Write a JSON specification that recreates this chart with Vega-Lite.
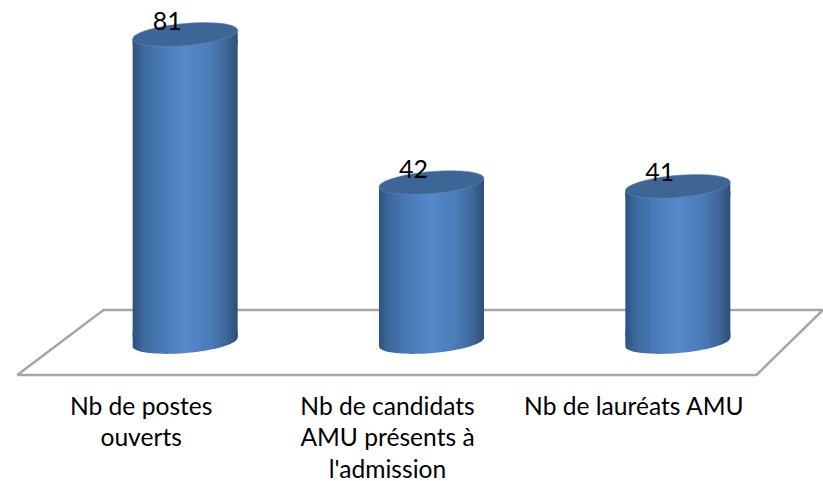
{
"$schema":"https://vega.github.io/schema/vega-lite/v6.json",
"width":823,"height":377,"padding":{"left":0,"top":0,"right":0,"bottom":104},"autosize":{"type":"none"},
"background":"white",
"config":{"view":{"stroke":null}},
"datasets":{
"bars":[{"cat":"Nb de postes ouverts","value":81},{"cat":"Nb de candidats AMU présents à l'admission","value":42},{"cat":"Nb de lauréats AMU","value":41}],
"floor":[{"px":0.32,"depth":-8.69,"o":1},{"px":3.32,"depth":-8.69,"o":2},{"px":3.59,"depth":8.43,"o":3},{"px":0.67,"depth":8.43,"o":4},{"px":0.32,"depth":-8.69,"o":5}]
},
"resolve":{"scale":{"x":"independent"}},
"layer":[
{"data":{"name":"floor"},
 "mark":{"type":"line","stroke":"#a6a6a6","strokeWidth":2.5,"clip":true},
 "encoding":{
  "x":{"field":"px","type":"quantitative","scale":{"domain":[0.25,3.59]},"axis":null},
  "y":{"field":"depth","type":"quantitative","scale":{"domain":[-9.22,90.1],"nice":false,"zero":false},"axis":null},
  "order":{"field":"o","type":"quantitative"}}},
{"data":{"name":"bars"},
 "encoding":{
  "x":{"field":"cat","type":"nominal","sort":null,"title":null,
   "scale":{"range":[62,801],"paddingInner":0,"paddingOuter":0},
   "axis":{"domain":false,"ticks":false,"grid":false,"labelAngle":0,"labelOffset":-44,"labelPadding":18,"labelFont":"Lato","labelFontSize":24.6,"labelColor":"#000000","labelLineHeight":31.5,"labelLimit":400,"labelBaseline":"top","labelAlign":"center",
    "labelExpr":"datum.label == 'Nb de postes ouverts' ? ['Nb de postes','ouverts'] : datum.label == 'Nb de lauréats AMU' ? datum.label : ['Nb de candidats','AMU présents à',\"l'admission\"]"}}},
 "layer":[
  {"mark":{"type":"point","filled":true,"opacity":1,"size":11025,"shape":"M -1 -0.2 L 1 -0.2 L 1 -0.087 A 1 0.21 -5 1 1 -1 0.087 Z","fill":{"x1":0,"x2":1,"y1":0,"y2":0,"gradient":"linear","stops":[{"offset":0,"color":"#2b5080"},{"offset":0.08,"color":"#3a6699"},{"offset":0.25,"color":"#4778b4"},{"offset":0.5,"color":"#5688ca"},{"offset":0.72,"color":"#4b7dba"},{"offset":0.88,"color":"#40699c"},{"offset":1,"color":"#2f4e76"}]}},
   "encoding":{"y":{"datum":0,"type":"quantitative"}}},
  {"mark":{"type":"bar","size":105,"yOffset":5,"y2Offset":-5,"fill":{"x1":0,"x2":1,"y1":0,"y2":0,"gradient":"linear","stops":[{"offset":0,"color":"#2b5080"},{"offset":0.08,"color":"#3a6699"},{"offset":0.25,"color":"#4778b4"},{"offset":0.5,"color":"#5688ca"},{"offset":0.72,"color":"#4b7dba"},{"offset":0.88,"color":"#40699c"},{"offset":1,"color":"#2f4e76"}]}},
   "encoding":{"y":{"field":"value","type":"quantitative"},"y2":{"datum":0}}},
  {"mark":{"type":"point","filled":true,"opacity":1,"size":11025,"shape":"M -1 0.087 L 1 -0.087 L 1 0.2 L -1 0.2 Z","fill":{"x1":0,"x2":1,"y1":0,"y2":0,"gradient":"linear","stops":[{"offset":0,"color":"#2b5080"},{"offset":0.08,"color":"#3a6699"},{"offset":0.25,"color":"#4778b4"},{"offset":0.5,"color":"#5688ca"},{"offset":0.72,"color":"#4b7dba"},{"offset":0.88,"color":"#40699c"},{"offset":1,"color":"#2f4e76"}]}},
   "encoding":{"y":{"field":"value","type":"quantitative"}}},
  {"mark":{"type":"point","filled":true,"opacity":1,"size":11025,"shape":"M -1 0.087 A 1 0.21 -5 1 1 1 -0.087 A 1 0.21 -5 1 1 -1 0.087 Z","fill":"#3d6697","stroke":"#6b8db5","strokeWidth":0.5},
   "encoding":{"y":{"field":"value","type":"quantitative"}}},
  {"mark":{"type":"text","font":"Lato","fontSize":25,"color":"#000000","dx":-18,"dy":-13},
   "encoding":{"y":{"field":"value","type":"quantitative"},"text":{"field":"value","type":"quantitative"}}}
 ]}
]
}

What to do: Give back every line exactly as it stands, pictures excluded.

Task solution:
Write a JSON specification that recreates this chart with Vega-Lite.
{
"$schema":"https://vega.github.io/schema/vega-lite/v6.json",
"width":823,"height":377,"padding":{"left":0,"top":0,"right":0,"bottom":104},"autosize":{"type":"none"},
"background":"white",
"config":{"view":{"stroke":null}},
"datasets":{
"bars":[{"cat":"Nb de postes ouverts","value":81},{"cat":"Nb de candidats AMU présents à l'admission","value":42},{"cat":"Nb de lauréats AMU","value":41}],
"floor":[{"px":0.32,"depth":-8.69,"o":1},{"px":3.32,"depth":-8.69,"o":2},{"px":3.59,"depth":8.43,"o":3},{"px":0.67,"depth":8.43,"o":4},{"px":0.32,"depth":-8.69,"o":5}]
},
"resolve":{"scale":{"x":"independent"}},
"layer":[
{"data":{"name":"floor"},
 "mark":{"type":"line","stroke":"#a6a6a6","strokeWidth":2.5,"clip":true},
 "encoding":{
  "x":{"field":"px","type":"quantitative","scale":{"domain":[0.25,3.59]},"axis":null},
  "y":{"field":"depth","type":"quantitative","scale":{"domain":[-9.22,90.1],"nice":false,"zero":false},"axis":null},
  "order":{"field":"o","type":"quantitative"}}},
{"data":{"name":"bars"},
 "encoding":{
  "x":{"field":"cat","type":"nominal","sort":null,"title":null,
   "scale":{"range":[62,801],"paddingInner":0,"paddingOuter":0},
   "axis":{"domain":false,"ticks":false,"grid":false,"labelAngle":0,"labelOffset":-44,"labelPadding":18,"labelFont":"Lato","labelFontSize":24.6,"labelColor":"#000000","labelLineHeight":31.5,"labelLimit":400,"labelBaseline":"top","labelAlign":"center",
    "labelExpr":"datum.label == 'Nb de postes ouverts' ? ['Nb de postes','ouverts'] : datum.label == 'Nb de lauréats AMU' ? datum.label : ['Nb de candidats','AMU présents à',\"l'admission\"]"}}},
 "layer":[
  {"mark":{"type":"point","filled":true,"opacity":1,"size":11025,"shape":"M -1 -0.2 L 1 -0.2 L 1 -0.087 A 1 0.21 -5 1 1 -1 0.087 Z","fill":{"x1":0,"x2":1,"y1":0,"y2":0,"gradient":"linear","stops":[{"offset":0,"color":"#2b5080"},{"offset":0.08,"color":"#3a6699"},{"offset":0.25,"color":"#4778b4"},{"offset":0.5,"color":"#5688ca"},{"offset":0.72,"color":"#4b7dba"},{"offset":0.88,"color":"#40699c"},{"offset":1,"color":"#2f4e76"}]}},
   "encoding":{"y":{"datum":0,"type":"quantitative"}}},
  {"mark":{"type":"bar","size":105,"yOffset":5,"y2Offset":-5,"fill":{"x1":0,"x2":1,"y1":0,"y2":0,"gradient":"linear","stops":[{"offset":0,"color":"#2b5080"},{"offset":0.08,"color":"#3a6699"},{"offset":0.25,"color":"#4778b4"},{"offset":0.5,"color":"#5688ca"},{"offset":0.72,"color":"#4b7dba"},{"offset":0.88,"color":"#40699c"},{"offset":1,"color":"#2f4e76"}]}},
   "encoding":{"y":{"field":"value","type":"quantitative"},"y2":{"datum":0}}},
  {"mark":{"type":"point","filled":true,"opacity":1,"size":11025,"shape":"M -1 0.087 L 1 -0.087 L 1 0.2 L -1 0.2 Z","fill":{"x1":0,"x2":1,"y1":0,"y2":0,"gradient":"linear","stops":[{"offset":0,"color":"#2b5080"},{"offset":0.08,"color":"#3a6699"},{"offset":0.25,"color":"#4778b4"},{"offset":0.5,"color":"#5688ca"},{"offset":0.72,"color":"#4b7dba"},{"offset":0.88,"color":"#40699c"},{"offset":1,"color":"#2f4e76"}]}},
   "encoding":{"y":{"field":"value","type":"quantitative"}}},
  {"mark":{"type":"point","filled":true,"opacity":1,"size":11025,"shape":"M -1 0.087 A 1 0.21 -5 1 1 1 -0.087 A 1 0.21 -5 1 1 -1 0.087 Z","fill":"#3d6697","stroke":"#6b8db5","strokeWidth":0.5},
   "encoding":{"y":{"field":"value","type":"quantitative"}}},
  {"mark":{"type":"text","font":"Lato","fontSize":25,"color":"#000000","dx":-18,"dy":-13},
   "encoding":{"y":{"field":"value","type":"quantitative"},"text":{"field":"value","type":"quantitative"}}}
 ]}
]
}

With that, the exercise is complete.